### Short task
Reproduce nothing except the lines between the line with "Give me the Bokeh source for this chart." and the line with "from bokeh.resources import INLINE", both ends included, and please leave out pictures.

### Extracted entries
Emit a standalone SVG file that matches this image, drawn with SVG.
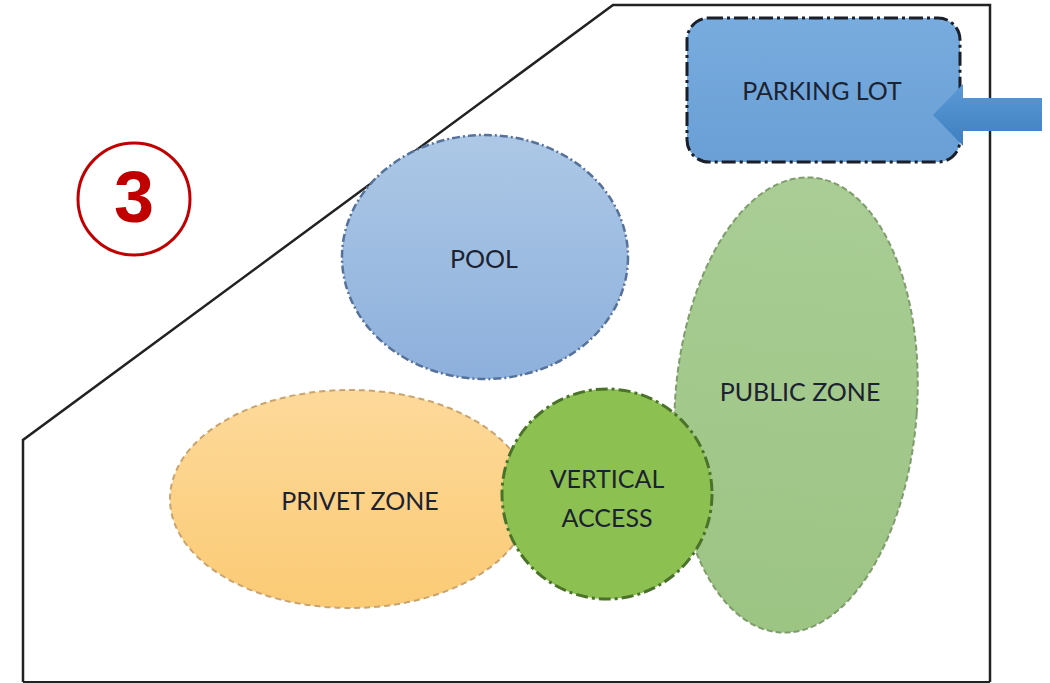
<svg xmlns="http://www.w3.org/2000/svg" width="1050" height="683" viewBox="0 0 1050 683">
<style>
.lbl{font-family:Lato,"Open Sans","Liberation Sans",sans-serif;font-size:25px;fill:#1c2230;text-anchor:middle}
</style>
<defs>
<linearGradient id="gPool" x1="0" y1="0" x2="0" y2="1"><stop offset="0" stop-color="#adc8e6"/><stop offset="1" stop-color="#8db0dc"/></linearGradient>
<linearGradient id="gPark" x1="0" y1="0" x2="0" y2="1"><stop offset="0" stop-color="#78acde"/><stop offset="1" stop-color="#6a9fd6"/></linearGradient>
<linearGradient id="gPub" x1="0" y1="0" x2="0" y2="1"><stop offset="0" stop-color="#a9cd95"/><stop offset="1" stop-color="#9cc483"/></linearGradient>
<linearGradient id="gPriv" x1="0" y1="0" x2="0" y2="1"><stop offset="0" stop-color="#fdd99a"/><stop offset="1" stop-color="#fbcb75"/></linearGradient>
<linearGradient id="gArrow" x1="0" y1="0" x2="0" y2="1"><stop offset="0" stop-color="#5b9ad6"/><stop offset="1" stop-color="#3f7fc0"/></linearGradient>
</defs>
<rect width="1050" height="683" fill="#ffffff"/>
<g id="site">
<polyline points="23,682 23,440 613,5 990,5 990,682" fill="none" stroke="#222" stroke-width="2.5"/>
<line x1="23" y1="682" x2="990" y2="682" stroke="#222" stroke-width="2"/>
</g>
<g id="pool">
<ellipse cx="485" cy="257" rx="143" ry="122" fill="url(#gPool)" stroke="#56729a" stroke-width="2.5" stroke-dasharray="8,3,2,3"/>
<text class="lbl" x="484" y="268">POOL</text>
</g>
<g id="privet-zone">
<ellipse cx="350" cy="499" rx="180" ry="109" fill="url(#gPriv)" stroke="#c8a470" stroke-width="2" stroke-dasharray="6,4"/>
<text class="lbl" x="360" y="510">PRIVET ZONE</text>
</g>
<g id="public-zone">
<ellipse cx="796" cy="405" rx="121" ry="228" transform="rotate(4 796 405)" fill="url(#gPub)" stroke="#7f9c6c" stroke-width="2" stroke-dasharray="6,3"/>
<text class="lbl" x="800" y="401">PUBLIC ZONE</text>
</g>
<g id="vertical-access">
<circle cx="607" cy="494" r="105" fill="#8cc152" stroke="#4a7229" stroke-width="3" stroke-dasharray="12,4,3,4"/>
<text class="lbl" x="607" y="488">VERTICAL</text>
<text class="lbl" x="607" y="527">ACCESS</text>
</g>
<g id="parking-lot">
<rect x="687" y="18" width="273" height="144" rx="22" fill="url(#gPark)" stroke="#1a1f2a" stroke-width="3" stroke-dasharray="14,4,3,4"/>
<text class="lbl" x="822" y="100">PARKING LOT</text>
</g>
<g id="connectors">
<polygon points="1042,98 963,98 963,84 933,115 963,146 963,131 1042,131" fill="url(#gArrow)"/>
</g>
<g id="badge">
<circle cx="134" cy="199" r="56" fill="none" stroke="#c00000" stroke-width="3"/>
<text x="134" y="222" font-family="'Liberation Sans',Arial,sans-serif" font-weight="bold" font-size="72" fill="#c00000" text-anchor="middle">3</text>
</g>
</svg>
---
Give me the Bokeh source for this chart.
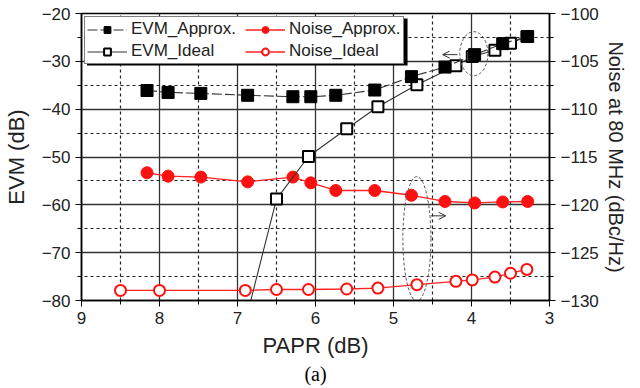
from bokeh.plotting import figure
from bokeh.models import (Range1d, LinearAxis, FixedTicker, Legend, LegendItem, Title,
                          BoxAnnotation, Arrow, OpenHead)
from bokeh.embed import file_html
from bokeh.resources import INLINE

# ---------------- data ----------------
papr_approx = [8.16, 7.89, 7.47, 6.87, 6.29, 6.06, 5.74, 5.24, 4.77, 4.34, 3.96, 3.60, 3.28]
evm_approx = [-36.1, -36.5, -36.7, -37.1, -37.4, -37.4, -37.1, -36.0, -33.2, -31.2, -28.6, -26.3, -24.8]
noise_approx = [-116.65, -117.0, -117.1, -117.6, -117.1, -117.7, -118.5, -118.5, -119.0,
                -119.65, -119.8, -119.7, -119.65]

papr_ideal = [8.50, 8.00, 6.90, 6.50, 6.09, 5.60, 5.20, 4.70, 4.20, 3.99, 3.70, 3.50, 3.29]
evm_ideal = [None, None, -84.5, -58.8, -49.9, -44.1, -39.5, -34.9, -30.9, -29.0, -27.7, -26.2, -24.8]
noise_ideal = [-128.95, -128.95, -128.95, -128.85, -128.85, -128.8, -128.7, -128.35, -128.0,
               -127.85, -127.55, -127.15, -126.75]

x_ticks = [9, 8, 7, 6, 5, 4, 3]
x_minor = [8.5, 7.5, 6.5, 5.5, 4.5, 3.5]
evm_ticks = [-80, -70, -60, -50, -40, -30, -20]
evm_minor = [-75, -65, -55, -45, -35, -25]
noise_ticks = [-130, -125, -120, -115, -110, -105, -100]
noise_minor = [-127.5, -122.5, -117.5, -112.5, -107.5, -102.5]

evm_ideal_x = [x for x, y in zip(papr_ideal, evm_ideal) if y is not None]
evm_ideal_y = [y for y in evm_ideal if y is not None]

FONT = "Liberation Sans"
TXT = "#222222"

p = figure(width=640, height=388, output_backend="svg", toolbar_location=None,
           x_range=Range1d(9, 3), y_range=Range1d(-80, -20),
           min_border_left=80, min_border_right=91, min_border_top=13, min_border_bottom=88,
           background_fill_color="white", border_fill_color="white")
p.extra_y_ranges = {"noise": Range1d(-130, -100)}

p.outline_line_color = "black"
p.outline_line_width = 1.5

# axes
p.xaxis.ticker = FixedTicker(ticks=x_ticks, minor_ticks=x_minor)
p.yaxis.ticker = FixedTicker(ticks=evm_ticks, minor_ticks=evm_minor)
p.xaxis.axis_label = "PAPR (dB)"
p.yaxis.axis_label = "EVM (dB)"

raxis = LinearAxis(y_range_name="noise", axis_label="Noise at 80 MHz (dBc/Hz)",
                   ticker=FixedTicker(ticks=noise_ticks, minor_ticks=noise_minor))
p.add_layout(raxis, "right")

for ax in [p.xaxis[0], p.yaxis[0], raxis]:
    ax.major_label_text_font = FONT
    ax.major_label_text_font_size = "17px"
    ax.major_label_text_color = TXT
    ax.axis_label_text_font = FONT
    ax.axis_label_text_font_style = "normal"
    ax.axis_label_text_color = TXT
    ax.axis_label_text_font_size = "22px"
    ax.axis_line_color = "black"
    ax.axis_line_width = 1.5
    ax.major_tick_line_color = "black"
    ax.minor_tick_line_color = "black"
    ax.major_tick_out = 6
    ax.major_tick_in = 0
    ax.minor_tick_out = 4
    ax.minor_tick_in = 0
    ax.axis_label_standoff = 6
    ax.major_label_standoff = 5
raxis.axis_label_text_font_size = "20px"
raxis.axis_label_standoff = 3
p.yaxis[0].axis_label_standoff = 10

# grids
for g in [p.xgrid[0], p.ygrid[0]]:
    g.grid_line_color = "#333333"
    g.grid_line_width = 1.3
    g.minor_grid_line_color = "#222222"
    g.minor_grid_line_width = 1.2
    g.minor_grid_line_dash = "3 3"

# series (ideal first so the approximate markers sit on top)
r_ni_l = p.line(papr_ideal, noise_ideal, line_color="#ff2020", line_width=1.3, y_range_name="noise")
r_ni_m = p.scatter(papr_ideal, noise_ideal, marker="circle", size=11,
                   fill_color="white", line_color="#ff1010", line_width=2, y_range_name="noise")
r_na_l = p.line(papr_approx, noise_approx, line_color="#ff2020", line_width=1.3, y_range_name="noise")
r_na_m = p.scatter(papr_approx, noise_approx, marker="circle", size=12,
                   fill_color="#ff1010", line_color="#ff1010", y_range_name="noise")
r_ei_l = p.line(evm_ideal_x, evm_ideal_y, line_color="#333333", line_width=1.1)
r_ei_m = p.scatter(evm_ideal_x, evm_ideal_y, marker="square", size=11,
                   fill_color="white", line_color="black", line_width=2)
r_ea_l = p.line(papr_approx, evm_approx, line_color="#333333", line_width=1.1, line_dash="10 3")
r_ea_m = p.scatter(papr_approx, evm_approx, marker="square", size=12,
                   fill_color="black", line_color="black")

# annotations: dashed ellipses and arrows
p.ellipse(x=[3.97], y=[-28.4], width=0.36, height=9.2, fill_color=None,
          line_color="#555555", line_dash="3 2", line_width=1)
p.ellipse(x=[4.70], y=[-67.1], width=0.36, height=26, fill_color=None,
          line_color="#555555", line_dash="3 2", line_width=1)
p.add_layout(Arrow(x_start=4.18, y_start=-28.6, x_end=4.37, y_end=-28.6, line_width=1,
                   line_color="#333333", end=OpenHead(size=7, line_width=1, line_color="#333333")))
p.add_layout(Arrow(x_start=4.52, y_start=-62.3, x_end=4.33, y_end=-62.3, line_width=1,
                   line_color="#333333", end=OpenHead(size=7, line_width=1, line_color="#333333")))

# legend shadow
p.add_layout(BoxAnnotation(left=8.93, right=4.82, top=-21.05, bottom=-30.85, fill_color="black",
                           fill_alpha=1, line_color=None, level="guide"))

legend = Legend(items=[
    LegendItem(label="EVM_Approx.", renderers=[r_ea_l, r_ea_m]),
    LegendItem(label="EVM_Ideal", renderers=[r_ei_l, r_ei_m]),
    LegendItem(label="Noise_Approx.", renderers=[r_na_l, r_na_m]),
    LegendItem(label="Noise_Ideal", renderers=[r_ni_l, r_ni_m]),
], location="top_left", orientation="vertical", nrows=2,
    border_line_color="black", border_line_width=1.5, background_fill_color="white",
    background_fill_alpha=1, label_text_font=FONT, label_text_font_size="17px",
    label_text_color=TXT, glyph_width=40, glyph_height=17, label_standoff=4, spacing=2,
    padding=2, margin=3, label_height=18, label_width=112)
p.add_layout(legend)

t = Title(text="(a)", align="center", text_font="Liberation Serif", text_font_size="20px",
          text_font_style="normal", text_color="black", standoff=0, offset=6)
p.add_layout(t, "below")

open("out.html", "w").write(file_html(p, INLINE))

### Task result
Give me the Bokeh source for this chart.
from bokeh.plotting import figure
from bokeh.models import (Range1d, LinearAxis, FixedTicker, Legend, LegendItem, Title,
                          BoxAnnotation, Arrow, OpenHead)
from bokeh.embed import file_html
from bokeh.resources import INLINE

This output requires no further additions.